Mattéo Guendouzi incarne le meilleur exemple de ce contrecoup physique. Sampaoli a fait appel à lui plus qu'à quiconque (54 apparitions) et le milieu, qui a également joué quelques minutes avec les Bleus, ne parvient pas à trouver un second souffle dans ce sprint final traversé en apnée. Plus globalement, El Pelado se cogne sur l'étroitesse de son effectif, qu'il rappelle souvent.

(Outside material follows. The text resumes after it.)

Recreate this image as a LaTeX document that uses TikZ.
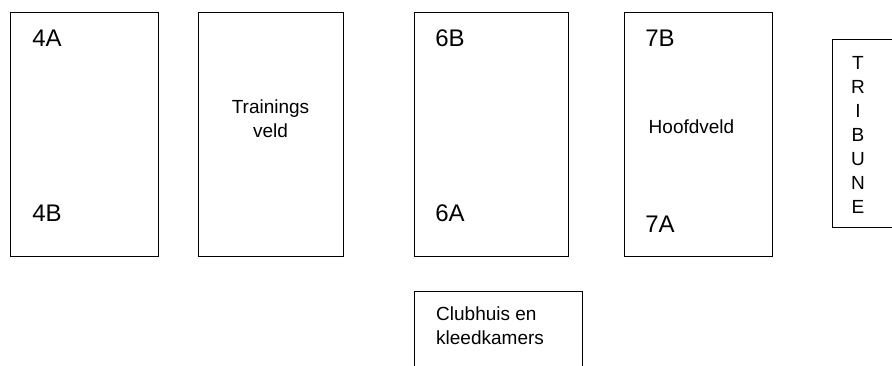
\documentclass[tikz,border=0pt]{standalone}
\usepackage{fontspec}
\setmainfont{Liberation Sans}
\usepackage{tikz}
\usetikzlibrary{positioning}
\tikzset{
  veld/.style={line width=1pt},
  naam/.style={inner sep=0pt,font=\fontsize{24}{24}\selectfont},
  tekst/.style={inner sep=0pt,font=\fontsize{19}{24}\selectfont,align=center}
}

\begin{document}
\begin{tikzpicture}[x=1pt,y=-1pt]
\useasboundingbox (0,0) rectangle (892,365);
% velden
\coordinate (V4a) at (10,12);
\coordinate (V4b) at (158,256);
\coordinate (Ta) at (198,12);
\coordinate (Tb) at (343,256);
\coordinate (V6a) at (414,12);
\coordinate (V6b) at (568,256);
\coordinate (V7a) at (624,12);
\coordinate (V7b) at (772,256);
\draw[veld] (V4a) rectangle (V4b);
\draw[veld] (Ta) rectangle (Tb);
\draw[veld] (V6a) rectangle (V6b);
\draw[veld] (V7a) rectangle (V7b);
% tribune en clubhuis lopen door tot buiten de rand
\coordinate (Tr1) at (900,39);
\coordinate (Tr2) at (832,39);
\coordinate (Tr3) at (832,227);
\coordinate (Tr4) at (900,227);
\draw[veld] (Tr1) -- (Tr2) -- (Tr3) -- (Tr4);
\coordinate (C1) at (414,370);
\coordinate (C2) at (414,291);
\coordinate (C3) at (582,291);
\coordinate (C4) at (582,370);
\draw[veld] (C1) -- (C2) -- (C3) -- (C4);
% teksten
\node[naam] (n4A) at (47,38.5) {4A};
\node[naam] (n4B) at (47,213) {4B};
\node[tekst] (train) at (270.5,118.5) {Trainings\\veld};
\node[naam] (n6B) at (450,38.5) {6B};
\node[naam] (n6A) at (450,213) {6A};
\node[naam] (n7B) at (660,38.5) {7B};
\node[naam] (n7A) at (660,224.5) {7A};
\node[tekst] (hoofd) at (691.5,127) {Hoofdveld};
\node[tekst] (trib) at (858,135) {T\\R\\I\\B\\U\\N\\E};
\node[tekst,align=left,anchor=west] (club) at (436,325.5) {Clubhuis en\\kleedkamers};
\end{tikzpicture}
\end{document}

Outre les gardiens et les jeunes, ces derniers faisant seulement de la figuration, le technicien argentin a fait appel à 20 joueurs de champ, cette saison. Et encore, on y inclut Alvaro Gonzalez (11 apparitions), Sead Kolasinac (16), Cédric Bakambu (20), Konrad De La Fuente (22), Leonardo Balerdi (24) ou Luis Henrique (24) qui n'ont même pas pris part à la moitié de ce programme gargantuesque. Cela signifie que 14 joueurs ont disputé la plupart des matches, souvent tous les trois jours, parfois dans des contrées lointaines à l'occasion de longs déplacements en coupes d'Europe (Russie, Turquie, Azerbaïdjan). Un rythme infernal accentué par les blessures des uns et des autres qui ont encore plus réduit la marge de manoeuvre de Sampaoli. Surtout quand celle-ci frappe Dimitri Payet, le maître à jouer de l'équipe.
Samedi, à l'occasion de la venue de Strasbourg pour le baisser de rideau de la saison, l'OM disputera donc sa 56e rencontre. "Malgré un effectif court, Pablo Fernandez a réussi à ce qu'on soit compétitif durant toute la saison, le mérite lui revient", lâchait Sampaoli avant le voyage à Rennes. À Fernandez de faire de nouveaux miracles. Et aux joueurs de montrer, dans un Vélodrome en fusion, que le foot n'est pas seulement une question de physique. Malgré la fatigue.
* 37 en championnat, 6 en Ligue Europa, 8 en Ligue Conférence, 4 en coupe de France.